Records for the exercise:
--------------------------------------------------
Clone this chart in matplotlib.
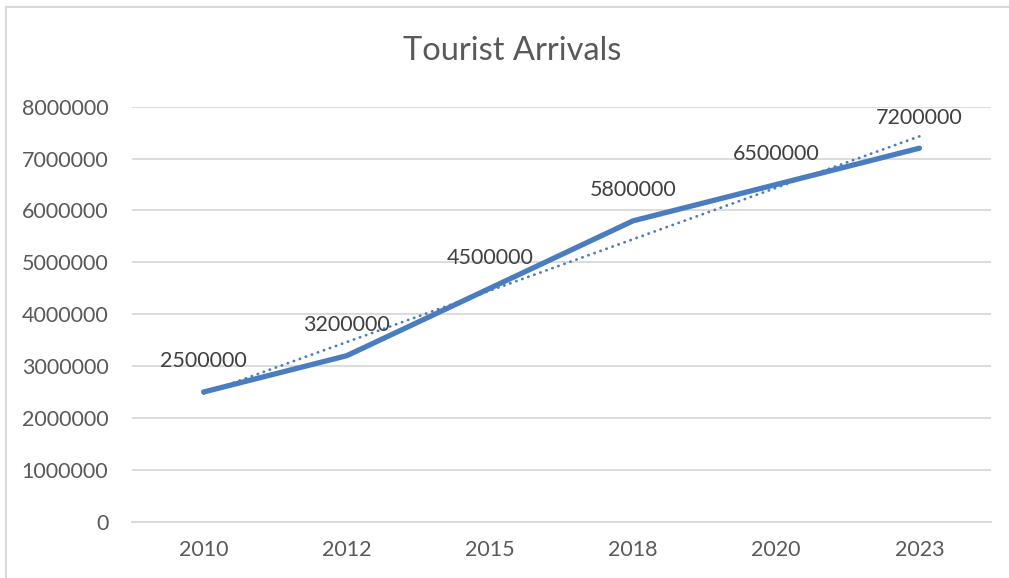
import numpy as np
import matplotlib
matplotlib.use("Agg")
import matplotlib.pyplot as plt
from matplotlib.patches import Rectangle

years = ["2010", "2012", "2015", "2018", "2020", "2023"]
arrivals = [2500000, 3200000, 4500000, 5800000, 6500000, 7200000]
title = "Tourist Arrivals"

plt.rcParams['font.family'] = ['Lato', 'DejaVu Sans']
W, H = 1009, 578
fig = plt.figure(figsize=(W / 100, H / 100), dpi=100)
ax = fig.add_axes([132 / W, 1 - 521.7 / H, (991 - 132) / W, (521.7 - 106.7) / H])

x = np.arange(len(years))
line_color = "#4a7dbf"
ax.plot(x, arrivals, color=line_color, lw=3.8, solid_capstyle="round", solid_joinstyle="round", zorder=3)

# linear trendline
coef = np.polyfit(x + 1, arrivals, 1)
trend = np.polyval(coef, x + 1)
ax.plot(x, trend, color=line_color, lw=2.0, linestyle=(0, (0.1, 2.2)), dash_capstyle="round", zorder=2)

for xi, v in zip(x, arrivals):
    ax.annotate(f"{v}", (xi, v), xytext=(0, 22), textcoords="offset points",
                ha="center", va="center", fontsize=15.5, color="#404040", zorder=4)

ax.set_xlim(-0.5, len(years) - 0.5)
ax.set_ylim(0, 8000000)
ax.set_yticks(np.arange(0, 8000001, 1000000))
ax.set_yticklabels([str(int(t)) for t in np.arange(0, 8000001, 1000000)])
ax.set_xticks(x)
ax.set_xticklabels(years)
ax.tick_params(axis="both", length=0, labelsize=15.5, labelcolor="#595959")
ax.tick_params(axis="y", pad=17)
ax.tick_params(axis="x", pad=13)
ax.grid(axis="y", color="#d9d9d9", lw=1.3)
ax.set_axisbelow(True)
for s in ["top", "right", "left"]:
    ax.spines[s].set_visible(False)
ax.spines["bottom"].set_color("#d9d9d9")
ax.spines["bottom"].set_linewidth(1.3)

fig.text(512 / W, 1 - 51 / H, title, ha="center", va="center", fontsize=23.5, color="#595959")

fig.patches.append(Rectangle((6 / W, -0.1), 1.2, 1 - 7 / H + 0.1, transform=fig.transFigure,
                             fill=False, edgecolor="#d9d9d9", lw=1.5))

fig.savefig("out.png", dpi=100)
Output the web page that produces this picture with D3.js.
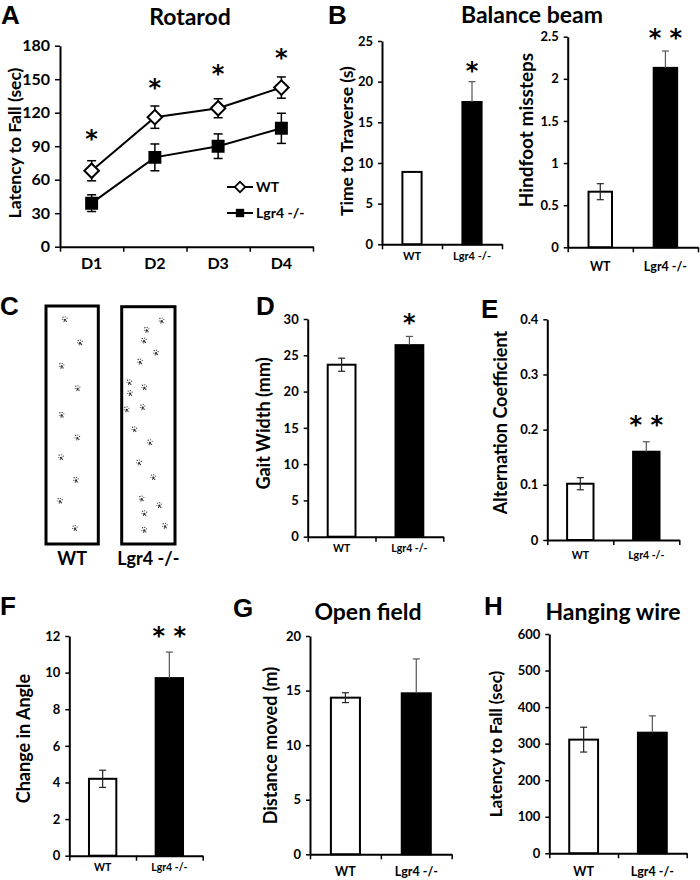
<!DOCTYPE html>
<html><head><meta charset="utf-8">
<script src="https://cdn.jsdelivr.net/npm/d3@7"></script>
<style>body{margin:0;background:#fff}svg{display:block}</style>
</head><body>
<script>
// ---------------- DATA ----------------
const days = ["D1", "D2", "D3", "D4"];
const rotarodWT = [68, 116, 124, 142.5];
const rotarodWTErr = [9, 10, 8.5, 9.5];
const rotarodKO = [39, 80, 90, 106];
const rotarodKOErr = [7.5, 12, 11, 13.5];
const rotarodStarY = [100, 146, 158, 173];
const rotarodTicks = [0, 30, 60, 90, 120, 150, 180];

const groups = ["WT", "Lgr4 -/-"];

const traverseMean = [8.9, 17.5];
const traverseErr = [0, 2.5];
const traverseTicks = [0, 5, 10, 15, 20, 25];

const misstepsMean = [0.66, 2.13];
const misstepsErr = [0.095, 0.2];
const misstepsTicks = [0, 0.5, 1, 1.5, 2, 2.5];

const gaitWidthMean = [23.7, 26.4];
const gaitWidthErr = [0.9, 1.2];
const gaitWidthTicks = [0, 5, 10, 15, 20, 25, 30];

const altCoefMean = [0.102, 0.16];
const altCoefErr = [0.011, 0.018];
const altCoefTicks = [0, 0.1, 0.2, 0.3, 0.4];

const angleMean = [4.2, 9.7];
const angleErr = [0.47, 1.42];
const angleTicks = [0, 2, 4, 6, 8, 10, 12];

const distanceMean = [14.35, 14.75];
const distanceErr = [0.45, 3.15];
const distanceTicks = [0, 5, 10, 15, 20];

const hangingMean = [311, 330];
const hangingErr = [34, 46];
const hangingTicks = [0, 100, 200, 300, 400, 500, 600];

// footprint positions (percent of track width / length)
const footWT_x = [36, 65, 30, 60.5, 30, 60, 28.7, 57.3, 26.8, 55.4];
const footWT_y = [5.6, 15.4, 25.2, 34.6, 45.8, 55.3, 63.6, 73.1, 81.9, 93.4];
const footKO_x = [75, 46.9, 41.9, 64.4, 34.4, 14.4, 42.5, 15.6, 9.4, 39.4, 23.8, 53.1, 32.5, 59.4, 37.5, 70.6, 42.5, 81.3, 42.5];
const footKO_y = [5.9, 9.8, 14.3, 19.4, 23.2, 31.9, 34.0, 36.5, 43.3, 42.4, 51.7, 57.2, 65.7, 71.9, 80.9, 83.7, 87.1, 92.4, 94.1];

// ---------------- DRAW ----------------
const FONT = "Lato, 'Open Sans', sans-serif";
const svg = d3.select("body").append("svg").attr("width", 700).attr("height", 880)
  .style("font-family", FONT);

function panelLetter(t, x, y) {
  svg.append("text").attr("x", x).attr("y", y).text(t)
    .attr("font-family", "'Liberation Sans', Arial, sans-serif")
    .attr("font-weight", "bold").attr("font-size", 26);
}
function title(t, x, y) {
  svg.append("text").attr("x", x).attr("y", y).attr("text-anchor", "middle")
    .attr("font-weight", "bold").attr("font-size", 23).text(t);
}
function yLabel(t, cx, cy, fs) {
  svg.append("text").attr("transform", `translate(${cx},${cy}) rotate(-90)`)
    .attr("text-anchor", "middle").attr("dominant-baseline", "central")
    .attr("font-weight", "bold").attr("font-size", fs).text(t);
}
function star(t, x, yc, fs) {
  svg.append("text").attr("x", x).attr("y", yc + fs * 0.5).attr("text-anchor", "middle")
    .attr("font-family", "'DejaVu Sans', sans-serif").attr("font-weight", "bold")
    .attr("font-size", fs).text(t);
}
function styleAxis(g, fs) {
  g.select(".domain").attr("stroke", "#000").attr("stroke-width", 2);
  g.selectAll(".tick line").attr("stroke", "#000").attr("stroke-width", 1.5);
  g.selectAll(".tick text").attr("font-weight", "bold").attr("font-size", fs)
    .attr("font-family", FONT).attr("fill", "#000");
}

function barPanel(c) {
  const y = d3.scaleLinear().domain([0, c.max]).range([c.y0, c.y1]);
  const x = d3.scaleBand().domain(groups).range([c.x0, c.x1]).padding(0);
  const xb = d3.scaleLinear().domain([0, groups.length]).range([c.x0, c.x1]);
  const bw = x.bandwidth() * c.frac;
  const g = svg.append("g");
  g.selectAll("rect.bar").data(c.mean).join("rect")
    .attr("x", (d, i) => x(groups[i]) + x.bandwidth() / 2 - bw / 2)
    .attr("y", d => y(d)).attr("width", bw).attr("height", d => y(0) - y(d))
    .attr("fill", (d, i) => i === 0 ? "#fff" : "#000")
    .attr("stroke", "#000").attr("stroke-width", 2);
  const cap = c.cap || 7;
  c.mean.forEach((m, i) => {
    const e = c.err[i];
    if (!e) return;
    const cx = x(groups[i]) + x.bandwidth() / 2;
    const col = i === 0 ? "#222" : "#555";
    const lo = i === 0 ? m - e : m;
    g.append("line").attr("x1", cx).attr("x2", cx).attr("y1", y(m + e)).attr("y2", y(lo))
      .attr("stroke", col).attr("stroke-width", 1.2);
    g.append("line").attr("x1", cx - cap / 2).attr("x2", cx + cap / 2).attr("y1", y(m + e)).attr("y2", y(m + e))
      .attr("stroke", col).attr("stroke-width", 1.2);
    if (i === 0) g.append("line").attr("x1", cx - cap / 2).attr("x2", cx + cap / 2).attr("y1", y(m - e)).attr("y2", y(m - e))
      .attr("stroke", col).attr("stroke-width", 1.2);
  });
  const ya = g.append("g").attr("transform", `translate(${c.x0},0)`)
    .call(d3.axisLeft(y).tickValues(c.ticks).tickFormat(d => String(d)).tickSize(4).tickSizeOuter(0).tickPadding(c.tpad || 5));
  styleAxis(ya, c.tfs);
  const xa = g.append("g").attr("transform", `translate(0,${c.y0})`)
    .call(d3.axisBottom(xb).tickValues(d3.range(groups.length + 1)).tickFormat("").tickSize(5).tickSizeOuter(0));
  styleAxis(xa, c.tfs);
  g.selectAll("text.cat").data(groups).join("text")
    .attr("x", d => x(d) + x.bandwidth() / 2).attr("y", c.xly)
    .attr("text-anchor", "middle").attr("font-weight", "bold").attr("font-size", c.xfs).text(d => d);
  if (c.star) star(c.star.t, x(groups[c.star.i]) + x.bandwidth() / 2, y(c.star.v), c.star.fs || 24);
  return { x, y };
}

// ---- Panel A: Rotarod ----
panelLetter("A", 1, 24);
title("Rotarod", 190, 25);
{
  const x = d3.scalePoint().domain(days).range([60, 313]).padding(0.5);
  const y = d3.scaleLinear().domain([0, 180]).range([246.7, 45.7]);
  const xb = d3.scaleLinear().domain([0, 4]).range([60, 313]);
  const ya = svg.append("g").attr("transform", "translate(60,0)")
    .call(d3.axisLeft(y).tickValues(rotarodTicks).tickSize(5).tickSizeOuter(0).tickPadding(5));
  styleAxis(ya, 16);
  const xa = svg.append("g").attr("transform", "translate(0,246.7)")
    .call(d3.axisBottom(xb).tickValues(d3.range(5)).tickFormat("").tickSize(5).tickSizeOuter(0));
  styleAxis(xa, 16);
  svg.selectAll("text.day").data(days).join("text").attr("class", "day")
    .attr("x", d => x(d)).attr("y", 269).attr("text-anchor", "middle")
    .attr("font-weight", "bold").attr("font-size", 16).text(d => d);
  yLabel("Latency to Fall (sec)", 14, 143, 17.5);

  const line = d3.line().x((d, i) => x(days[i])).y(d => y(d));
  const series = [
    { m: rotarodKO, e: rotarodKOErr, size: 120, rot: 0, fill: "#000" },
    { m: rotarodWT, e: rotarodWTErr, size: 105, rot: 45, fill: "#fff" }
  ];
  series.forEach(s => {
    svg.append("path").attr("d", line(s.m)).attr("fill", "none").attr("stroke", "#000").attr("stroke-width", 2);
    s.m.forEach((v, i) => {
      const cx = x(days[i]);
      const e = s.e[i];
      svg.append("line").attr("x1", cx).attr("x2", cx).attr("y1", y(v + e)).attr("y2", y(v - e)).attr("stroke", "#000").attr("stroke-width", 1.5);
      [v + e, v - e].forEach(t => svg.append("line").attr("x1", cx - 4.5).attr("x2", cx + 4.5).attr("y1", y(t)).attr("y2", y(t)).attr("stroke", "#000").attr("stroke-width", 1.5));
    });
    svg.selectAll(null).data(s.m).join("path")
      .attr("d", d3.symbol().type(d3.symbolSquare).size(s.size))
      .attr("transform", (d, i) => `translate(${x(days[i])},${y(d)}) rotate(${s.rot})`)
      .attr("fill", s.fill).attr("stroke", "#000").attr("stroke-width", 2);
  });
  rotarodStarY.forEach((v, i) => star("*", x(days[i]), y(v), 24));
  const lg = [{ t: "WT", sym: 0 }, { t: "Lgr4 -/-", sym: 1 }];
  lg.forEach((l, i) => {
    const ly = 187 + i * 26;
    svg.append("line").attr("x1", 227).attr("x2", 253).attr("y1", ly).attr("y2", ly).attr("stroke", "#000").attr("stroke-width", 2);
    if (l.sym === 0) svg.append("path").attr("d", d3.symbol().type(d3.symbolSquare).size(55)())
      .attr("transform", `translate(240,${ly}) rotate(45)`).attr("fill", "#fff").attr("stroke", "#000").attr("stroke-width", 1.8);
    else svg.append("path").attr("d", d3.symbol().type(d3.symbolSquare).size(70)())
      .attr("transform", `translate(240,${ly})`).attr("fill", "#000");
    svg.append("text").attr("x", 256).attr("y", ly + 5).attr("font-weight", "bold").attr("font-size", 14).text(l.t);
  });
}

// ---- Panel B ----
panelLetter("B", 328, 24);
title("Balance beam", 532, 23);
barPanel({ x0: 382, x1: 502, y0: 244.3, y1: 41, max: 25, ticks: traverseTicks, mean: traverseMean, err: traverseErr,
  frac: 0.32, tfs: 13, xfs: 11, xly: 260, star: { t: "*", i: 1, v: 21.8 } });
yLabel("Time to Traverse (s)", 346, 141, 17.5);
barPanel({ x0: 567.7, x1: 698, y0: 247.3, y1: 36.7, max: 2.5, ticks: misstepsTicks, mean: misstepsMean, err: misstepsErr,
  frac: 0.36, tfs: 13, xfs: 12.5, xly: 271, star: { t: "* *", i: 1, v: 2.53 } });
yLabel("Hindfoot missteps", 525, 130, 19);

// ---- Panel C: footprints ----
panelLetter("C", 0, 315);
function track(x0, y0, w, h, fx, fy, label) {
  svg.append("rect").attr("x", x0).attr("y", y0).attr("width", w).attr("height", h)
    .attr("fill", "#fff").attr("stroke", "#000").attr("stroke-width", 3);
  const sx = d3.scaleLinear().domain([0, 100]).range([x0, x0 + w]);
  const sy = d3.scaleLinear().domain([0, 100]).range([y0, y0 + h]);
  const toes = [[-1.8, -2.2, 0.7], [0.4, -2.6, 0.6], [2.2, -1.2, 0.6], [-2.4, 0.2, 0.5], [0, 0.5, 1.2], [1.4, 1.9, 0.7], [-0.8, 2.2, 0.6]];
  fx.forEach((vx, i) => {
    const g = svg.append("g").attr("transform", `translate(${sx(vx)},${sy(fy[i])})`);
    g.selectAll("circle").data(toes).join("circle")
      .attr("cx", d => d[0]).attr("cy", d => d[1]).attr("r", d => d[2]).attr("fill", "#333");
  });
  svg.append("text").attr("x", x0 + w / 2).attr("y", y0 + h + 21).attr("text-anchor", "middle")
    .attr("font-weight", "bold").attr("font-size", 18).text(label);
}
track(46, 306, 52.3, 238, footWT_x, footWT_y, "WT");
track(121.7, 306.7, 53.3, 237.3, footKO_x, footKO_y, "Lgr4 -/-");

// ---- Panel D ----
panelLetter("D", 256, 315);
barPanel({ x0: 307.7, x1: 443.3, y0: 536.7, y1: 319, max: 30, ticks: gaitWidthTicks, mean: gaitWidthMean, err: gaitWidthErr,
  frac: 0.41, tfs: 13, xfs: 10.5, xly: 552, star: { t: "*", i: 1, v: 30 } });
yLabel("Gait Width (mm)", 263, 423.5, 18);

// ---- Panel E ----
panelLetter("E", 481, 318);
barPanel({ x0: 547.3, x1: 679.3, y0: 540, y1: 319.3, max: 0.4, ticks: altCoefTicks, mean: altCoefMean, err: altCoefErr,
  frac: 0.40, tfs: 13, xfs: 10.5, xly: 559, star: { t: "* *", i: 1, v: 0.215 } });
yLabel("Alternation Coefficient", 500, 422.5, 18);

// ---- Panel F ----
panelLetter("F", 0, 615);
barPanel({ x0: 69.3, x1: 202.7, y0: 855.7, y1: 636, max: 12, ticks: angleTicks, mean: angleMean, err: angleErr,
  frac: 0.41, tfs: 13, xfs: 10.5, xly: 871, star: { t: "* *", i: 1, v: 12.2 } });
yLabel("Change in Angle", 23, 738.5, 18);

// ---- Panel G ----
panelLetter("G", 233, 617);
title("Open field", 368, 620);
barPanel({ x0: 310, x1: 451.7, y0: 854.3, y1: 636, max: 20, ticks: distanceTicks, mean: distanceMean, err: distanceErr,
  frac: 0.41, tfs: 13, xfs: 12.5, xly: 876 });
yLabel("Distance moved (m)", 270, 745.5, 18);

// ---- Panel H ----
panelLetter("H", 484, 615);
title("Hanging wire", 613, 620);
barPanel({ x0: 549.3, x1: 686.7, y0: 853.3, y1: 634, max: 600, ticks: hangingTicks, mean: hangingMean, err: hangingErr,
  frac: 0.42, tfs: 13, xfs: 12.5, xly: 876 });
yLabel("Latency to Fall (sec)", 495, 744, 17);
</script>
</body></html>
--------------------------------------------------
Given problem: Go through the material above and count the lines that contain "this"; give that number alone.

Solved problem: 2